To fling my arms wide
In some place of the sun,
To whirl and to dance
Till the white day is done.
Love, Race, and Liberation is a multimedia project that aims at heart-level transformation, even while it equips activists for ground-level work for racial justice. The work is sponsored by NYU’s Center for Multicultural Education and programs, Eradicating Racism (1 + 1 + 1=ONE), and World Up.
This text includes twenty lesson plans, which can be used together or individually, and eleven love letters from performers, writers, educators, and activists. The lessons, suitable for grade eight (approximately age thirteen) and above, are designed to take 90-120 minutes.
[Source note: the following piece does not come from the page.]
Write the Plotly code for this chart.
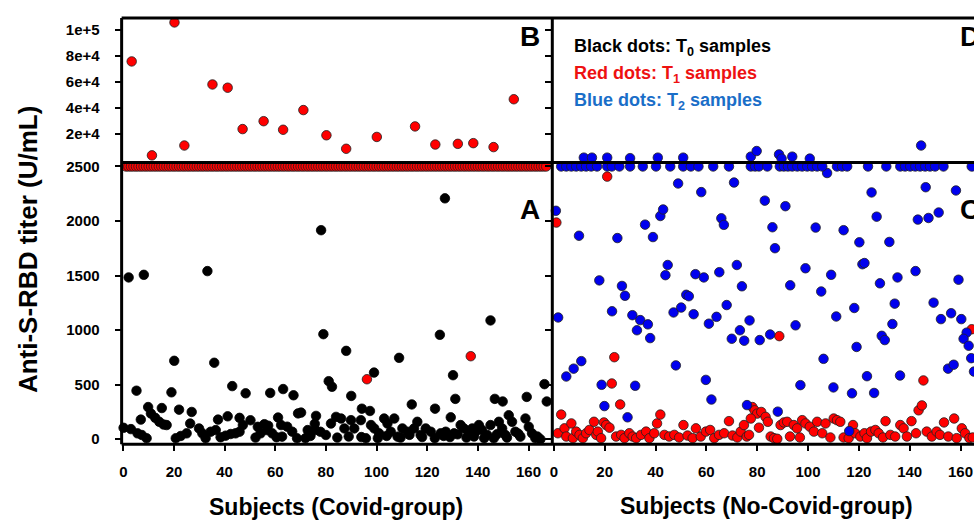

Extension activities are included in many lessons, as well as supplemental resources. A couple of the lessons make use of the PBS film, Race: The Power of an Illusion (California Newsreel), and the film is recommended in the introductory notes. The topics covered include social identity, racial socialization, white privilege, immigration, cultural appropriation, and being an ally. There are lessons on newsworthy aspects of racial justice, notably housing, education, health care, and criminal justice.
Love, Race, and Liberation makes an excellent resource for a classroom teacher or community organizer. Whether a reader uses every lesson in the book, or chooses those topics most relevant for a given group of students, this guide will be very useful. From my reading of this book, I have already covered a couple of index cards with book titles, author names, and websites to explore.
The lessons on social identity had me remembering my undergraduate Sociology courses, when many of my classmates had not considered the multifaceted nature of our identities, or the ways in which our ideas of ourselves are socially constructed. As a white woman, I continually welcome lessons on being an effective ally in the struggle for racial justice, and Love, Race, and Liberation includes many practical reminders in this vein.
I found the love letters sprinkled throughout the curriculum very powerful. All of them reinforce the question that is the heart-matter of this volume: why are we in this struggle? To paraphrase Sofia Quintero: I am not in this to save anyone, but to liberate myself. Love, Race, and Liberation provides a welcome new set of tools for the job.